Approaches to ensuring employees are equipped to deal with the often rapidly changing contours of the working landscape, approaches to “workforce readiness” can vary widely. But in a digital age that’s plagued by tech skills shortages, it’s essential if companies are to navigate the maze of digital transformation.
However, there is another group of so-called strategic skills that can play a key role in overcoming employees’ resistance to change – which is often to blame for the failure of transformation projects.
Understanding workforce readiness
We still don’t seem to have a well-established definition for workforce readiness. The one formulated by IT skills training provider QuickStart defines it as “the competence and willingness of employees to change and adapt according to the needs of the workplace”. Workforce readiness is also generally understood to concern employees’ ability to respond to unique challenges and unfamiliar situations, and also seeing them as opportunities to expand their knowledge and skills.

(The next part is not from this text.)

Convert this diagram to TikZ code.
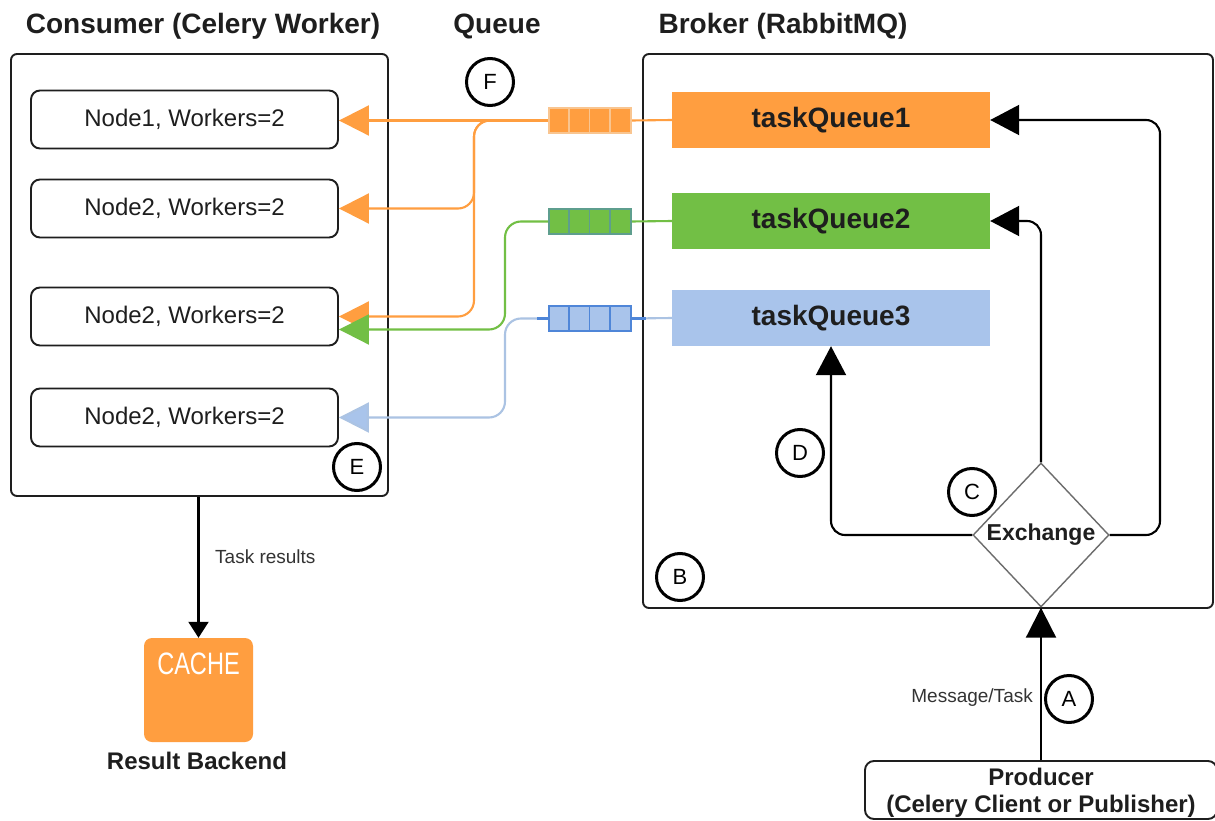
\documentclass[tikz,border=0pt]{standalone}
\usepackage{fontspec}
\usepackage{graphicx}
\setmainfont{Liberation Sans}
\usetikzlibrary{arrows.meta,shapes.geometric}
\definecolor{qorange}{HTML}{FF9E40}
\definecolor{qgreen}{HTML}{72BF45}
\definecolor{qblue}{HTML}{A9C4EB}
\definecolor{qblueline}{HTML}{ABC3E3}
\definecolor{qbluedark}{HTML}{4F86D8}
\definecolor{qgreenedge}{HTML}{5E9E8E}
\definecolor{qorangeedge}{HTML}{F9C590}
\definecolor{ink}{HTML}{1E1E1E}
\definecolor{soft}{HTML}{333333}
\begin{document}
\begin{tikzpicture}[x=1pt,y=-1pt,
  hdr/.style={font=\fontsize{28}{32}\selectfont\bfseries, text=ink, inner sep=0pt, anchor=base},
  panel/.style={draw=ink, line width=1.9pt, rounded corners=6pt, inner sep=0pt},
  wnode/.style={draw=ink, line width=1.9pt, rounded corners=9pt, minimum width=307pt, minimum height=58pt, font=\fontsize{24}{28}\selectfont, text=ink},
  tq/.style={minimum width=318pt, minimum height=56pt, font=\fontsize{28}{32}\selectfont\bfseries, text=ink},
  qicon/.style={minimum width=82pt, minimum height=25pt, line width=1.2pt, inner sep=0pt},
  circ/.style={circle, draw=black, line width=3pt, minimum size=47pt, inner sep=0pt, font=\fontsize{22}{24}\selectfont},
  cline/.style={line width=2.1pt, rounded corners=16pt},
  chead/.style={-{Triangle[length=30pt,width=30pt]}},
  bline/.style={draw=black, line width=2.1pt, rounded corners=14pt},
  small/.style={font=\fontsize{19}{22}\selectfont, text=soft, inner sep=0pt},
  boldlbl/.style={font=\fontsize{24}{27}\selectfont\bfseries, text=ink, inner sep=0pt, anchor=base}
]
\useasboundingbox (0,0) rectangle (1215,821);
\clip (0,0) rectangle (1215,821);
\fill[white] (0,0) rectangle (1215,821);

% headers
\node[hdr] (hcons) at (203,34) {Consumer (Celery Worker)};
\node[hdr] (hqueue) at (497,34) {Queue};
\node[hdr] (hbroker) at (783,34) {Broker (RabbitMQ)};

% panels
\node[panel, minimum width=377pt, minimum height=442pt] (cons) at (199.5,275) {};
\node[panel, minimum width=570pt, minimum height=554pt] (broker) at (928,331) {};

% worker nodes
\node[wnode] (n1) at (184.5,119.5) {Node1, Workers=2};
\node[wnode] (n2) at (184.5,208.5) {Node2, Workers=2};
\node[wnode] (n3) at (184.5,316.5) {Node2, Workers=2};
\node[wnode] (n4) at (184.5,417.5) {Node2, Workers=2};

% task queues
\node[tq, fill=qorange] (tq1) at (831,120) {taskQueue1};
\node[tq, fill=qgreen] (tq2) at (831,221) {taskQueue2};
\node[tq, fill=qblue] (tq3) at (831,318) {taskQueue3};

% queue icons
\node[qicon, fill=qorange, draw=qorangeedge] (qi1) at (590,120.5) {};
\node[qicon, fill=qgreen, draw=qgreenedge] (qi2) at (590,221.5) {};
\node[qicon, fill=qblue, draw=qbluedark] (qi3) at (590,318.5) {};

% exchange and producer
\node[diamond, draw=gray!85!black, line width=1.4pt, minimum width=136pt, minimum height=144pt, inner sep=0pt, aspect=0.94, font=\fontsize{23}{26}\selectfont\bfseries, text=ink] (ex) at (1041,535) {Exchange};
\node[draw=ink, line width=1.9pt, rounded corners=9pt, minimum width=352pt, minimum height=58pt] (prod) at (1041,790) {};
\node[boldlbl] (prod1) at (1041,785) {Producer};
\node[boldlbl] (prod2) at (1041,812) {(Celery Client or Publisher)};

% result backend
\node[fill=qorange, rounded corners=8pt, minimum width=109pt, minimum height=104pt] (cache) at (198.5,690) {};
\node[text=white, font=\fontsize{31}{32}\selectfont, inner sep=0pt] (cachetxt) at (198.5,664) {\scalebox{0.76}[1]{CACHE}};
\node[boldlbl] (rb) at (197,769) {Result Backend};

% orange connectors
\coordinate (ov) at (474,0);
\draw[qorange, cline] (tq1.west) -- (qi1.east);
\draw[qorange, cline, chead] (qi1.west) -- (qi1.west -| n1.east);
\draw[qorange, cline, chead] (qi1.west) -| (ov |- n2.east) -- (n2.east);
\draw[qorange, cline, chead] (qi1.west) -| (ov |- n3.east) -- (n3.east);

% green connectors
\coordinate (n3g) at ([yshift=-13pt]n3.east);
\coordinate (gv) at (505,0);
\draw[qgreen, cline] (tq2.west) -- (qi2.east);
\draw[qgreen, cline, chead] (qi2.west) -| (gv |- n3g) -- (n3g);

% blue connectors
\coordinate (bv) at (505,0);
\draw[qblueline, cline] (tq3.west) -- (qi3.east);
\draw[qblueline, cline, -{Triangle[length=30pt,width=30pt,fill=qblue]}] (qi3.west) -| (bv |- n4.east) -- (n4.east);
\draw[qbluedark, line width=2.1pt] (qi3.west) -- ++(-11,0);
\draw[qbluedark, line width=2.1pt] (qi3.east) -- ++(14,0);

% redraw icons on top, with cell dividers
\node[qicon, fill=qorange, draw=qorangeedge] (qi1b) at (qi1) {};
\node[qicon, fill=qgreen, draw=qgreenedge] (qi2b) at (qi2) {};
\node[qicon, fill=qblue, draw=qbluedark] (qi3b) at (qi3) {};
\foreach \k in {1,2,3}{
  \draw[qorangeedge, line width=1.2pt] ([xshift=\k*20.5pt]qi1b.north west) -- ([xshift=\k*20.5pt]qi1b.south west);
  \draw[qgreenedge, line width=1.2pt] ([xshift=\k*20.5pt]qi2b.north west) -- ([xshift=\k*20.5pt]qi2b.south west);
  \draw[qbluedark, line width=1.2pt] ([xshift=\k*20.5pt]qi3b.north west) -- ([xshift=\k*20.5pt]qi3b.south west);
}

% black connectors
\coordinate (c1) at (1160,120);
\draw[bline, -{Triangle[length=29pt,width=30pt]}] (ex.east) -| (c1) -- (tq1.east);
\draw[bline, -{Triangle[length=29pt,width=30pt]}] (ex.north) |- (tq2.east);
\draw[bline, -{Triangle[length=29pt,width=30pt]}] (ex.west) -| (tq3.south);
\draw[bline, -{Triangle[length=30pt,width=30pt]}] (prod.north) -- (ex.south);
\draw[bline, -{Triangle[length=16pt,width=20pt]}] (cons.south -| cache.north) -- (cache.north);

% labels
\node[small, anchor=base east] (lmsg) at (1033,702) {Message/Task};
\node[small, anchor=base west] (ltask) at (215,563) {Task results};

% markers
\node[circ] (cA) at (1069,699) {A};
\node[circ] (cB) at (680,577) {B};
\node[circ] (cC) at (972,492) {C};
\node[circ] (cD) at (800,453) {D};
\node[circ] (cE) at (357,467) {E};
\node[circ] (cF) at (490,82) {F};
\end{tikzpicture}
\end{document}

There have been other attempts to quantify the theory. In an article published in 2019, HR data platform Employee Cycle offered a formula that claimed to help HR professionals calculate the readiness of their organisation’s workforce. Readiness in this case is defined as a metric gauging the outcomes of a company’s talent and change management efforts incorporating the percentage of vacant positions (talent shortage), as well as the ratio of employees possessing the competences essential to achieving strategic goals.

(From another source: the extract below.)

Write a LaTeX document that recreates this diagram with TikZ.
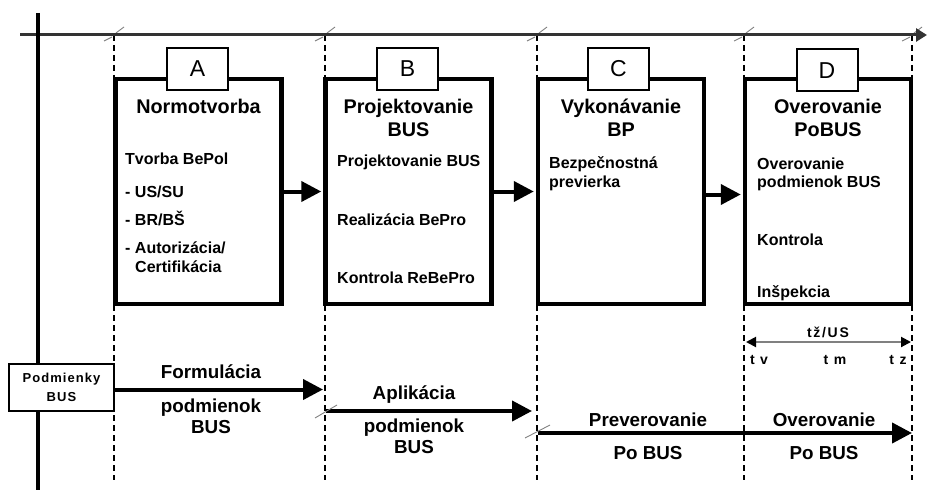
\documentclass[tikz,border=0pt]{standalone}
\usepackage{fontspec}
\setmainfont{Liberation Sans}
\usetikzlibrary{arrows.meta}
\begin{document}
\begin{tikzpicture}[x=1pt,y=-1pt,
  phasebox/.style={draw, line width=4.5pt, fill=white, minimum width=166pt, minimum height=225pt, inner sep=0pt},
  lettbox/.style={draw, line width=2pt, fill=white, minimum width=61pt, minimum height=42pt, inner sep=0pt, font=\fontsize{23}{23}\selectfont},
  ttl/.style={anchor=base, inner sep=0pt, font=\fontsize{19.8}{21}\selectfont\bfseries},
  bodytxt/.style={anchor=base west, inner sep=0pt, font=\fontsize{16}{18}\selectfont\bfseries},
  lowtxt/.style={anchor=base, inner sep=0pt, font=\fontsize{18.8}{20}\selectfont\bfseries},
  smalltxt/.style={anchor=base, inner sep=0pt, font=\fontsize{14}{15}\selectfont\bfseries\addfontfeatures{LetterSpace=12}},
  flow/.style={line width=4pt, -{Triangle[length=20pt,width=20pt]}},
  dashv/.style={line width=1.9pt, dash pattern=on 6pt off 4pt},
  tickm/.style={gray, line width=0.9pt},
]
\useasboundingbox (0,0) rectangle (928,497);

% dashed vertical guide lines
\foreach \n/\x in {1/114,2/325,3/537,4/744,5/912}{
  \coordinate (dt\n) at (\x,35);
  \coordinate (db\n) at (\x,480);
  \draw[dashv] (dt\n) -- (db\n);
  \draw[tickm] (\x+2,33) -- (\x+10,27);
  \draw[tickm] (\x-10,41) -- (\x-2,37);
}

% axes
\coordinate (ax0) at (20,35);
\coordinate (ax1) at (927,35);
\draw[line width=3pt, black!80, -{Triangle[length=11pt,width=13pt]}] (ax0) -- (ax1);
\coordinate (v0) at (38,13);
\coordinate (v1) at (38,490);
\draw[line width=4.5pt] (v0) -- (v1);

% phase boxes
\node[phasebox] (A) at (198.5,191.5) {};
\node[phasebox] (B) at (408.5,191.5) {};
\node[phasebox] (C) at (621,191.5) {};
\node[phasebox] (D) at (828,191.5) {};

\node[lettbox] (LA) at (197.5,69) {A};
\node[lettbox] (LB) at (407.5,69) {B};
\node[lettbox] (LC) at (618.5,69) {C};
\node[lettbox] (LD) at (827,70.5) {D};

% titles
\node[ttl] (tA) at (198.5,114) {Normotvorba};
\node[ttl] (tB1) at (408.5,114) {Projektovanie};
\node[ttl] (tB2) at (408.5,137) {BUS};
\node[ttl] (tC1) at (621,114) {Vykonávanie};
\node[ttl] (tC2) at (621,137) {BP};
\node[ttl] (tD1) at (828,114) {Overovanie};
\node[ttl] (tD2) at (828,137) {PoBUS};

% body texts
\node[bodytxt] (a1) at (125,165) {Tvorba BePol};
\node[bodytxt] (a2) at (125,197) {- US/SU};
\node[bodytxt] (a3) at (125,225) {- BR/BŠ};
\node[bodytxt] (a4) at (125,253) {- Autorizácia/};
\node[bodytxt] (a5) at (135,272) {Certifikácia};

\node[bodytxt] (b1) at (337,167) {Projektovanie BUS};
\node[bodytxt] (b2) at (337,225) {Realizácia BePro};
\node[bodytxt] (b3) at (337,283) {Kontrola ReBePro};

\node[bodytxt] (c1) at (549,168) {Bezpečnostná};
\node[bodytxt] (c2) at (549,187) {previerka};

\node[bodytxt] (d1) at (757,170) {Overovanie};
\node[bodytxt] (d2) at (757,188) {podmienok BUS};
\node[bodytxt] (d3) at (757,245) {Kontrola};
\node[bodytxt] (d4) at (757,297) {Inšpekcia};

% arrows between boxes
\draw[flow] (A.east) -- ([xshift=-2pt]B.west);
\draw[flow] (B.east) -- ([xshift=-2pt]C.west);
\draw[flow] ([yshift=-3pt]C.east) -- ([yshift=-3pt,xshift=-2pt]D.west);

% time span
\coordinate (tv) at (746,342);
\coordinate (tz) at (911,342);
\draw[gray, line width=2pt, {Triangle[length=10pt,width=10pt,black]}-{Triangle[length=10pt,width=10pt,black]}] (tv) -- (tz);
\node[smalltxt] (tzus) at (828,337) {tž/US};
\node[smalltxt] (ltv) at (759,364.5) {t v};
\node[smalltxt] (ltm) at (835,364.5) {t m};
\node[smalltxt] (ltz) at (898,364.5) {t z};

% bottom part
\node[draw, line width=2.5pt, fill=white, minimum width=105pt, minimum height=47pt, inner sep=0pt, align=center,
      font=\fontsize{13}{19}\selectfont\bfseries\addfontfeatures{LetterSpace=8}] (Pod) at (61.5,387.5) {Podmienky\\BUS};

\coordinate (f1) at (323,389.5);
\draw[flow] ([yshift=-2pt]Pod.east) -- (f1);
\node[lowtxt] (fo1) at (211,378.5) {Formulácia};
\node[lowtxt] (fo2) at (211,412) {podmienok};
\node[lowtxt] (fo3) at (211,433.5) {BUS};

\coordinate (ap0) at (326,411);
\coordinate (ap1) at (532,411);
\draw[flow] (ap0) -- (ap1);
\draw[tickm] (315,418) -- (337,405);
\node[lowtxt] (ap2) at (414,399.5) {Aplikácia};
\node[lowtxt] (ap3) at (414,432) {podmienok};
\node[lowtxt] (ap4) at (414,453.5) {BUS};

\coordinate (pv0) at (538,433);
\coordinate (pv1) at (912,433);
\draw[flow] (pv0) -- (pv1);
\draw[tickm] (525,438) -- (550,425);
\node[lowtxt] (pv2) at (648,426.5) {Preverovanie};
\node[lowtxt] (pv3) at (648,459.5) {Po BUS};
\node[lowtxt] (ov1) at (824,426.5) {Overovanie};
\node[lowtxt] (ov2) at (824,459.5) {Po BUS};
\end{tikzpicture}
\end{document}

Employees trying to cope with constant change
Tech skills shortages may well be the ticking timebombs of the digital economy, but an increasing number of reports point out how resistance to change can be just as much of a threat to digital implementation and sustaining results, as well as the importance of managing it.
But regardless of whether they are of a flexible personality or set in their ways, humans are more or less predisposed to appreciate stability, predictability and an unchanging status quo. Previous negative experiences with corporate transformation projects can contribute to disillusionment or scepticism when it comes to transformation initiatives.
The digital age, with its accelerated technological advancements and volatility, stress-tests us with new circumstances day by day – both in our private and professional lives. It’s a situation each of us needs to adapt to, and which goes against the grain of our natural desire for continuity.
How embracing strategic skills can help us unlearn our visceral response to change
Strategic skills – the ability to be resolute while still open to thinking flexibly – are traditionally associated with top managers and executives. Leaders are expected to be forward-thinking and able to anticipate future trends, as well as the associated challenges and opportunities. Openness to innovative ideas and solutions are the hallmarks of a successful leader too.
Especially in the age of agile, leaders can only be successful if they continuously tweak their strategy, are able to quickly change tack and strive to enable their teams to pivot in line with changing market conditions or competitors’ moves.
But how much change can employees tolerate without becoming disengaged?
It’s all very well to require them to commit to a digital transformation project, understand its objectives and how their own role fits into the bigger picture, then tell them to knuckle down and do their bit. But how many changes and swerves can the workforce realistically handle before they dismiss the next as yet another waste of resources that will eventually come to nothing. How many times can management have the buy-in of their workforce before losing credibility?
These questions become even more relevant in the light of a recent McKinsey study which shows that 70 per cent of all digital transformation projects end in failure.
In another study, McKinsey, however, also points out that the more actions a company on a transformation journey implements to manage change, the more the project will be likely to succeed.
Altering the workforce’s attitude to change is also an action that can greatly contribute to success. If the presence of strategic skills isn’t limited to top management but they are acquired by leaders – and, ideally, their staff too – at all levels of the organisation, attitudes to dynamically changing strategies, false starts, pivots and reviews will change too.
Not just top but also middle and low-level management should therefore be in touch with the volatility of the market, for example, as well as existing and emerging risks in the context of their responsibilities and deliverables.
As soon as staff across an organisation are aware of market pressures, risks and worst case scenarios, they will be more open to readjustments and pivots than if they are just expected to do what they are told. They will also be less susceptible to regarding new norms as merely the latest whim of top management, and they may feel more willing to own them too.
Keeping an eye on shifts in economic and market trends and applying strategic thinking to reduce the risks and take the opportunities they present at every organisational level will break down resistance to change and prevent change fatigue. This is especially true when the unpredictability of external circumstances is combined with a sense of control, confidence and trust that prevails in an internal corporate environment, where adapting to volatility is a collective effort and everyone’s tactical and strategic insights about how to meet challenges head-on are heard.